Now, a judge has denied a request for a new trial this week, even as he found there had been misconduct by a juror and the defendant's sister during the sexual assault case.
Superior Court Judge David Wesley found juror Alvin Dymally and Alexander's sister, Sanjana Alexander, in contempt of court after determining Dymally appeared to be seeking a romantic relationship with her when he spoke to her by phone twice during the trial and offered his help.
There had been wide speculation that the juror was trying to trade his vote on the jury for sex or money.
Dymally also gave Sanjana Alexander a note in a courthouse cafeteria, asking her to call him. She did but refused to meet with him alone.
The judge held her in contempt for contacting the juror and failing to report the misconduct.
"She thought he was going to vote not guilty and she wanted that," Wesley said during Monday's hearing.

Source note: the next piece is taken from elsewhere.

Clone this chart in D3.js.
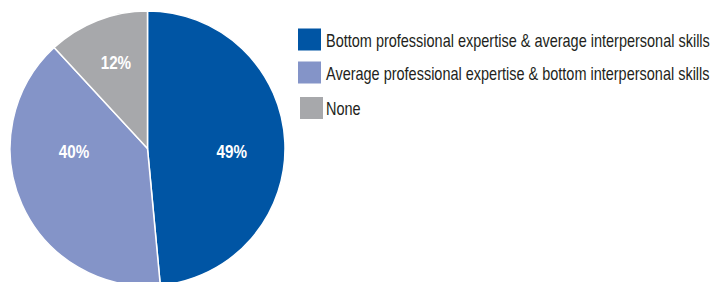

Anand Jon Alexander's sister Sanjana Alexander, left, model Lauren Boyette center, and Alexander's mother Shashi Abraham, right,
(AP Photo/Saurabh Das)
participate in a march to seek Alexander's release.
Defense attorneys claimed Dymally changed his vote to guilty after Sanjana Alexander refused to meet with him.

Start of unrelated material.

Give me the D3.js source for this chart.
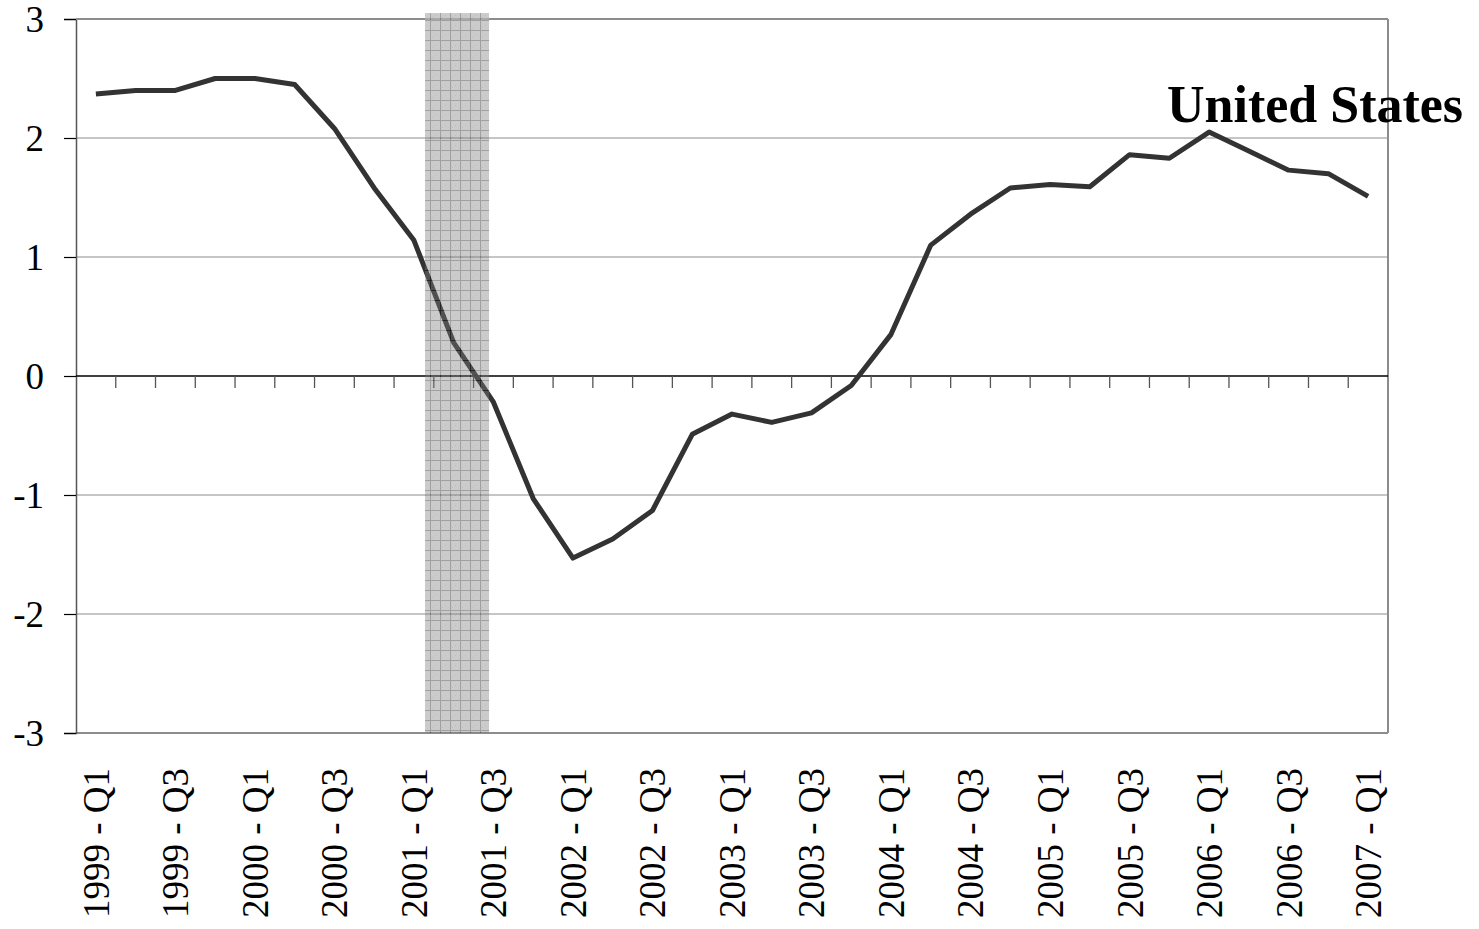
<!DOCTYPE html>
<html>
<head>
<meta charset="utf-8">
<script src="https://cdn.jsdelivr.net/npm/d3@7"></script>
<style>
  body { margin: 0; background: #fff; }
  svg { display: block; }
  text { font-family: "Liberation Serif", "Times New Roman", serif; fill: #000; }
</style>
</head>
<body>
<svg id="chart" width="1479" height="929"></svg>
<script>
// quarters shown on the axis
var quarters = [];
for (var yr = 1999; yr <= 2007; yr++) {
  for (var q = 1; q <= 4; q++) {
    if (yr == 2007 && q > 1) break;
    quarters.push(yr + ' - Q' + q);
  }
}

// series
var values = [2.37, 2.40, 2.40, 2.50, 2.50, 2.45, 2.08, 1.58,
              1.14, 0.28, -0.22, -1.03, -1.53, -1.37, -1.13, -0.49,
              -0.32, -0.39, -0.31, -0.08, 0.35, 1.10, 1.36, 1.58,
              1.61, 1.59, 1.86, 1.83, 2.05, 1.89, 1.73, 1.70, 1.51];

var yTicks = [-3, -2, -1, 0, 1, 2, 3];
// recession band, in quarter index units (8 = 2001 - Q1)
var recession = [8.28, 9.89];
var seriesLabel = 'United States';

var svg = d3.select('#chart'),
    plotLeft = 76, plotRight = 1388, plotTop = 19, plotBottom = 733;

var x = d3.scaleBand()
  .domain(quarters)
  .range([plotLeft, plotRight])
  .paddingInner(0)
  .paddingOuter(0);

var xIdx = d3.scaleLinear()
  .domain([-0.5, quarters.length - 0.5])
  .range([plotLeft, plotRight]);

var yScale = d3.scaleLinear()
  .domain([-3, 3])
  .range([plotBottom, plotTop]);

// shade pattern (checked grey)
var defs = svg.append('defs');
var pat = defs.append('pattern')
  .attr('id', 'shade')
  .attr('patternUnits', 'userSpaceOnUse')
  .attr('width', 10)
  .attr('height', 10);
pat.append('rect').attr('width', 10).attr('height', 10).attr('fill', '#7d7d7d');
pat.append('rect').attr('x', 0).attr('y', 0).attr('width', 1).attr('height', 10).attr('fill', '#111');
pat.append('rect').attr('x', 0).attr('y', 0).attr('width', 10).attr('height', 1).attr('fill', '#111');
pat.append('rect').attr('x', 5).attr('y', 5).attr('width', 1).attr('height', 1).attr('fill', '#5a5a5a');
pat.append('rect').attr('x', 2).attr('y', 7).attr('width', 1).attr('height', 1).attr('fill', '#5a5a5a');

// horizontal gridlines
svg.append('g')
  .selectAll('line')
  .data(yTicks.filter(function(d) { return d != 0 && d != -3; }))
  .enter()
  .append('line')
  .attr('x1', plotLeft).attr('x2', plotRight)
  .attr('y1', function(d) { return yScale(d); })
  .attr('y2', function(d) { return yScale(d); })
  .style('stroke', '#8c8c8c')
  .style('stroke-width', 1);

// frame
svg.append('line')
  .attr('x1', plotLeft).attr('x2', plotRight).attr('y1', plotBottom).attr('y2', plotBottom)
  .style('stroke', '#8c8c8c').style('stroke-width', 2);
svg.append('line')
  .attr('x1', plotRight).attr('x2', plotRight).attr('y1', plotTop).attr('y2', plotBottom)
  .style('stroke', '#8c8c8c').style('stroke-width', 2);

// y axis
var yAxis = svg.append('g')
  .attr('transform', 'translate(' + plotLeft + ',0)')
  .call(d3.axisLeft(yScale).tickValues(yTicks).tickSize(12).tickPadding(20)
    .tickFormat(function(d) { return String(d); }));
yAxis.select('.domain').style('stroke', '#555').style('stroke-width', 1.5);
yAxis.selectAll('.tick line').style('stroke', '#000').style('stroke-width', 1.2);
yAxis.selectAll('.tick text')
  .style('font-size', '37px')
  .style('font-family', '"Liberation Serif", serif')
  .attr('dy', '0.33em');

// zero line with ticks on category boundaries
var zeroAxis = svg.append('g')
  .attr('transform', 'translate(0,' + yScale(0) + ')');
zeroAxis.append('line')
  .attr('x1', plotLeft).attr('x2', plotRight).attr('y1', 0).attr('y2', 0)
  .style('stroke', '#000').style('stroke-width', 1.5);
zeroAxis.selectAll('line.tk')
  .data(d3.range(1, quarters.length))
  .enter()
  .append('line')
  .attr('class', 'tk')
  .attr('x1', function(d) { return xIdx(d - 0.5); })
  .attr('x2', function(d) { return xIdx(d - 0.5); })
  .attr('y1', 0).attr('y2', 12)
  .style('stroke', '#555')
  .style('stroke-width', 1.3);

// the line
var line = d3.line()
  .x(function(d, i) { return x(quarters[i]) + x.bandwidth() / 2; })
  .y(function(d) { return yScale(d); });

svg.append('path')
  .datum(values)
  .attr('d', line)
  .attr('fill', 'none')
  .style('stroke', '#333')
  .style('stroke-width', 5)
  .style('stroke-linejoin', 'round');

// recession shading, drawn on top
svg.append('rect')
  .attr('x', xIdx(recession[0]))
  .attr('width', xIdx(recession[1]) - xIdx(recession[0]))
  .attr('y', yScale(3.05))
  .attr('height', yScale(-3) - yScale(3.05))
  .attr('fill', 'url(#shade)')
  .style('opacity', 0.4);

// top border outside the shade
svg.append('line')
  .attr('x1', plotLeft).attr('x2', xIdx(recession[0])).attr('y1', plotTop).attr('y2', plotTop)
  .style('stroke', '#8c8c8c').style('stroke-width', 2);
svg.append('line')
  .attr('x1', xIdx(recession[1])).attr('x2', plotRight).attr('y1', plotTop).attr('y2', plotTop)
  .style('stroke', '#8c8c8c').style('stroke-width', 2);

// x labels, every other quarter
svg.append('g')
  .selectAll('text')
  .data(quarters.filter(function(d, i) { return i % 2 == 0; }))
  .enter()
  .append('text')
  .attr('transform', function(d) {
    return 'translate(' + (x(d) + x.bandwidth() / 2) + ',768) rotate(-90)';
  })
  .attr('text-anchor', 'end')
  .attr('dy', '0.35em')
  .style('font-size', '37px')
  .text(function(d) { return d; });

// series label
svg.append('text')
  .attr('x', 1167)
  .attr('y', 122)
  .style('font-size', '52px')
  .style('font-weight', 'bold')
  .text(seriesLabel);
</script>
</body>
</html>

Later, outside the courtroom, a tearful Sanjana said, "This is a total travesty of justice. I did not go meet with him. If I did, this wouldn't have happened."
Asked why she didn't report the calls to her lawyers or the court, she said she was scared because she thought more jurors might be involved with him. She also said, "Nobody asked me."
The judge held Dymally in contempt for violating court instructions and also said the juror had lied on the witness stand about his phone conversations with Sanjana Alexander.
Wesley, however, said there was no proof the telephone conversations swayed the verdict.
"It is settled law in this state that a new trial will not be granted where there is misconduct of such a trifling nature," the judge said.
Alexander, 35, was convicted of 14 counts including forcible rape. He was found not guilty of four felonies, and jurors could not reach a verdict on three counts.
After the judge's ruling, prosecutors immediately filed a sentencing memorandum in which they asked that Alexander be imprisoned for the maximum possible under the law -- three terms of 53 years and six months to life.
Alexander's sentencing was set for Aug. 31, with contempt hearings for his sister and Dymally to follow in September.
Sanjana Alexander had recorded her phone conversations with the juror, and the FBI provided enhanced transcripts of them to the judge.
In the first call, the juror asked Sanjana if she was married and said, "You're real warm, real, very affectionate ... I think you're really sexy and you look great ... I love your eyes and leave your hair long."
She did not respond to most of the comments except to say, "Thank you. Thank you very much." He added, "I'll do every possible thing I can do to help, every possible thing." She thanked him again and he said, "Probably afterward we can meet."
In a second conversation, he said they needed to meet.
But the judge said his motivation was unclear. "All I have heard is speculation based on these contacts," he said.
"The court finds the misconduct did not have an effect on the juror's ability to be fair," the judge said.
Wesley had refused to grant an earlier motion by the defense claiming misconduct by prosecutors.
The judge held hearings that showed district attorney investigators had sabotaged a meeting the defense had arranged between the sister and Dymally after the trial with the intent of tape recording him and finding out his intent.
The judge had approved the meeting, but when the juror approached, investigators tried to question him, scaring him away.
"I know there is some distrust among the parties here and it's not ill founded," Wesley said. "As you know, I'm not happy with the way the people handled this case."
Outside court, defense attorneys Donald Marks and Leonard Levine said they plan to appeal the judge's ruling.
In their legal research, "There was no case we could find that even came to close to such blatant and egregious misconduct," Marks said.